__Stated task__
Write out the entire listing below exactly, with the pictures left out.

__Given data__
>> start

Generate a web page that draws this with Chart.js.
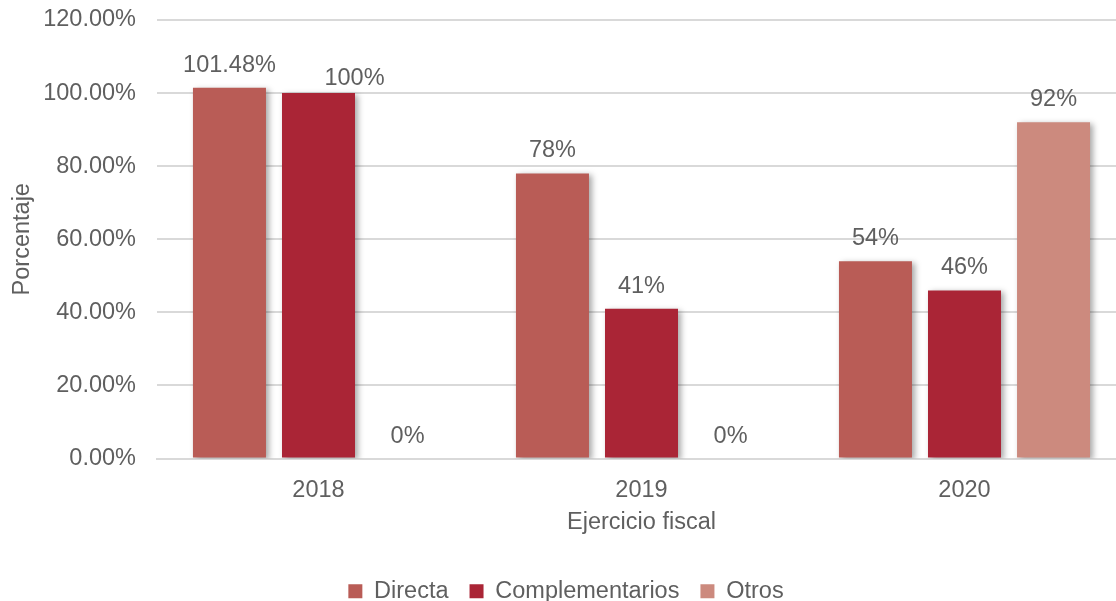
<!DOCTYPE html>
<html>
<head>
<meta charset="utf-8">
<script src="https://cdn.jsdelivr.net/npm/chart.js@4.4.1/dist/chart.umd.min.js"></script>
<style>
html,body{margin:0;padding:0;background:#fff;overflow:hidden;}
#wrap{width:1126px;height:601px;}
</style>
</head>
<body>
<div id="wrap"><canvas id="c" width="1126" height="601"></canvas></div>
<script>
const categories = ['2018', '2019', '2020'];
const directa = [101.48, 78, 54];
const complementarios = [100, 41, 46];
const otros = [0, 0, 92];
const directaLabels = ['101.48%', '78%', '54%'];
const complementariosLabels = ['100%', '41%', '46%'];
const otrosLabels = ['0%', '0%', '92%'];
const yTicks = [0, 20, 40, 60, 80, 100, 120];

const FONT = '"Liberation Sans", Arial, sans-serif';
const FS = 23.5;
const TXT = '#5f5f5f';

// manual placement of one label (as in the original, nudged to avoid overlap)
const labelNudge = { '1-0': { dx: 36, dy: 8 } };

const shadowPlugin = {
  id: 'shadow',
  beforeDatasetsDraw(chart) {
    const ctx = chart.ctx;
    ctx.save();
    ctx.shadowColor = 'rgba(0,0,0,0.35)';
    ctx.shadowBlur = 6;
    ctx.shadowOffsetX = 3;
    ctx.shadowOffsetY = 2;
  },
  afterDatasetsDraw(chart) {
    const ctx = chart.ctx;
    ctx.restore();
    ctx.save();
    ctx.fillStyle = TXT;
    ctx.font = FS + 'px ' + FONT;
    ctx.textAlign = 'center';
    ctx.textBaseline = 'alphabetic';
    chart.data.datasets.forEach((ds, di) => {
      const meta = chart.getDatasetMeta(di);
      meta.data.forEach((bar, i) => {
        const n = labelNudge[di + '-' + i] || { dx: 0, dy: 0 };
        ctx.fillText(ds.valueLabels[i], bar.x + n.dx, bar.y - 16 + n.dy);
      });
    });
    ctx.restore();
  }
};

new Chart(document.getElementById('c'), {
  type: 'bar',
  data: {
    labels: categories,
    datasets: [
      { label: 'Directa', data: directa, valueLabels: directaLabels, backgroundColor: '#B95C56' },
      { label: 'Complementarios', data: complementarios, valueLabels: complementariosLabels, backgroundColor: '#AA2536' },
      { label: 'Otros', data: otros, valueLabels: otrosLabels, backgroundColor: '#CC8A7E' }
    ]
  },
  options: {
    responsive: false,
    animation: false,
    datasets: { bar: { categoryPercentage: 0.827, barPercentage: 0.82 } },
    layout: { padding: { left: 6, right: 0, top: 20, bottom: -12 } },
    plugins: {
      tooltip: { enabled: false },
      legend: {
        position: 'bottom',
        labels: {
          boxWidth: 14, boxHeight: 14, padding: 21,
          color: TXT, font: { family: FONT, size: FS }
        }
      }
    },
    scales: {
      x: {
        grid: { display: false, drawTicks: false },
        border: { color: '#d9d9d9', width: 2 },
        ticks: { color: TXT, font: { family: FONT, size: FS }, padding: 18 },
        title: { display: true, text: 'Ejercicio fiscal', color: TXT, font: { family: FONT, size: FS }, padding: { top: 0, bottom: 22 } },
        afterFit(scale) { scale.height = 100; }
      },
      y: {
        min: 0, max: 120,
        afterBuildTicks(scale) { scale.ticks = yTicks.map(v => ({ value: v })); },
        grid: { color: '#d9d9d9', lineWidth: 2, drawTicks: false },
        border: { display: false },
        ticks: { color: TXT, font: { family: FONT, size: FS }, padding: 21, callback: v => v.toFixed(2) + '%' },
        title: { display: true, text: 'Porcentaje', color: TXT, font: { family: FONT, size: FS }, padding: { top: 2, bottom: 0 } },
        afterFit(scale) { scale.width = 151; scale.paddingTop = 0; scale.paddingBottom = 0; }
      }
    }
  },
  plugins: [shadowPlugin]
});
</script>
</body>
</html>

>> end

__Task result__
Generate a web page that draws this with Chart.js.
<!DOCTYPE html>
<html>
<head>
<meta charset="utf-8">
<script src="https://cdn.jsdelivr.net/npm/chart.js@4.4.1/dist/chart.umd.min.js"></script>
<style>
html,body{margin:0;padding:0;background:#fff;overflow:hidden;}
#wrap{width:1126px;height:601px;}
</style>
</head>
<body>
<div id="wrap"><canvas id="c" width="1126" height="601"></canvas></div>
<script>
const categories = ['2018', '2019', '2020'];
const directa = [101.48, 78, 54];
const complementarios = [100, 41, 46];
const otros = [0, 0, 92];
const directaLabels = ['101.48%', '78%', '54%'];
const complementariosLabels = ['100%', '41%', '46%'];
const otrosLabels = ['0%', '0%', '92%'];
const yTicks = [0, 20, 40, 60, 80, 100, 120];

const FONT = '"Liberation Sans", Arial, sans-serif';
const FS = 23.5;
const TXT = '#5f5f5f';

// manual placement of one label (as in the original, nudged to avoid overlap)
const labelNudge = { '1-0': { dx: 36, dy: 8 } };

const shadowPlugin = {
  id: 'shadow',
  beforeDatasetsDraw(chart) {
    const ctx = chart.ctx;
    ctx.save();
    ctx.shadowColor = 'rgba(0,0,0,0.35)';
    ctx.shadowBlur = 6;
    ctx.shadowOffsetX = 3;
    ctx.shadowOffsetY = 2;
  },
  afterDatasetsDraw(chart) {
    const ctx = chart.ctx;
    ctx.restore();
    ctx.save();
    ctx.fillStyle = TXT;
    ctx.font = FS + 'px ' + FONT;
    ctx.textAlign = 'center';
    ctx.textBaseline = 'alphabetic';
    chart.data.datasets.forEach((ds, di) => {
      const meta = chart.getDatasetMeta(di);
      meta.data.forEach((bar, i) => {
        const n = labelNudge[di + '-' + i] || { dx: 0, dy: 0 };
        ctx.fillText(ds.valueLabels[i], bar.x + n.dx, bar.y - 16 + n.dy);
      });
    });
    ctx.restore();
  }
};

new Chart(document.getElementById('c'), {
  type: 'bar',
  data: {
    labels: categories,
    datasets: [
      { label: 'Directa', data: directa, valueLabels: directaLabels, backgroundColor: '#B95C56' },
      { label: 'Complementarios', data: complementarios, valueLabels: complementariosLabels, backgroundColor: '#AA2536' },
      { label: 'Otros', data: otros, valueLabels: otrosLabels, backgroundColor: '#CC8A7E' }
    ]
  },
  options: {
    responsive: false,
    animation: false,
    datasets: { bar: { categoryPercentage: 0.827, barPercentage: 0.82 } },
    layout: { padding: { left: 6, right: 0, top: 20, bottom: -12 } },
    plugins: {
      tooltip: { enabled: false },
      legend: {
        position: 'bottom',
        labels: {
          boxWidth: 14, boxHeight: 14, padding: 21,
          color: TXT, font: { family: FONT, size: FS }
        }
      }
    },
    scales: {
      x: {
        grid: { display: false, drawTicks: false },
        border: { color: '#d9d9d9', width: 2 },
        ticks: { color: TXT, font: { family: FONT, size: FS }, padding: 18 },
        title: { display: true, text: 'Ejercicio fiscal', color: TXT, font: { family: FONT, size: FS }, padding: { top: 0, bottom: 22 } },
        afterFit(scale) { scale.height = 100; }
      },
      y: {
        min: 0, max: 120,
        afterBuildTicks(scale) { scale.ticks = yTicks.map(v => ({ value: v })); },
        grid: { color: '#d9d9d9', lineWidth: 2, drawTicks: false },
        border: { display: false },
        ticks: { color: TXT, font: { family: FONT, size: FS }, padding: 21, callback: v => v.toFixed(2) + '%' },
        title: { display: true, text: 'Porcentaje', color: TXT, font: { family: FONT, size: FS }, padding: { top: 2, bottom: 0 } },
        afterFit(scale) { scale.width = 151; scale.paddingTop = 0; scale.paddingBottom = 0; }
      }
    }
  },
  plugins: [shadowPlugin]
});
</script>
</body>
</html>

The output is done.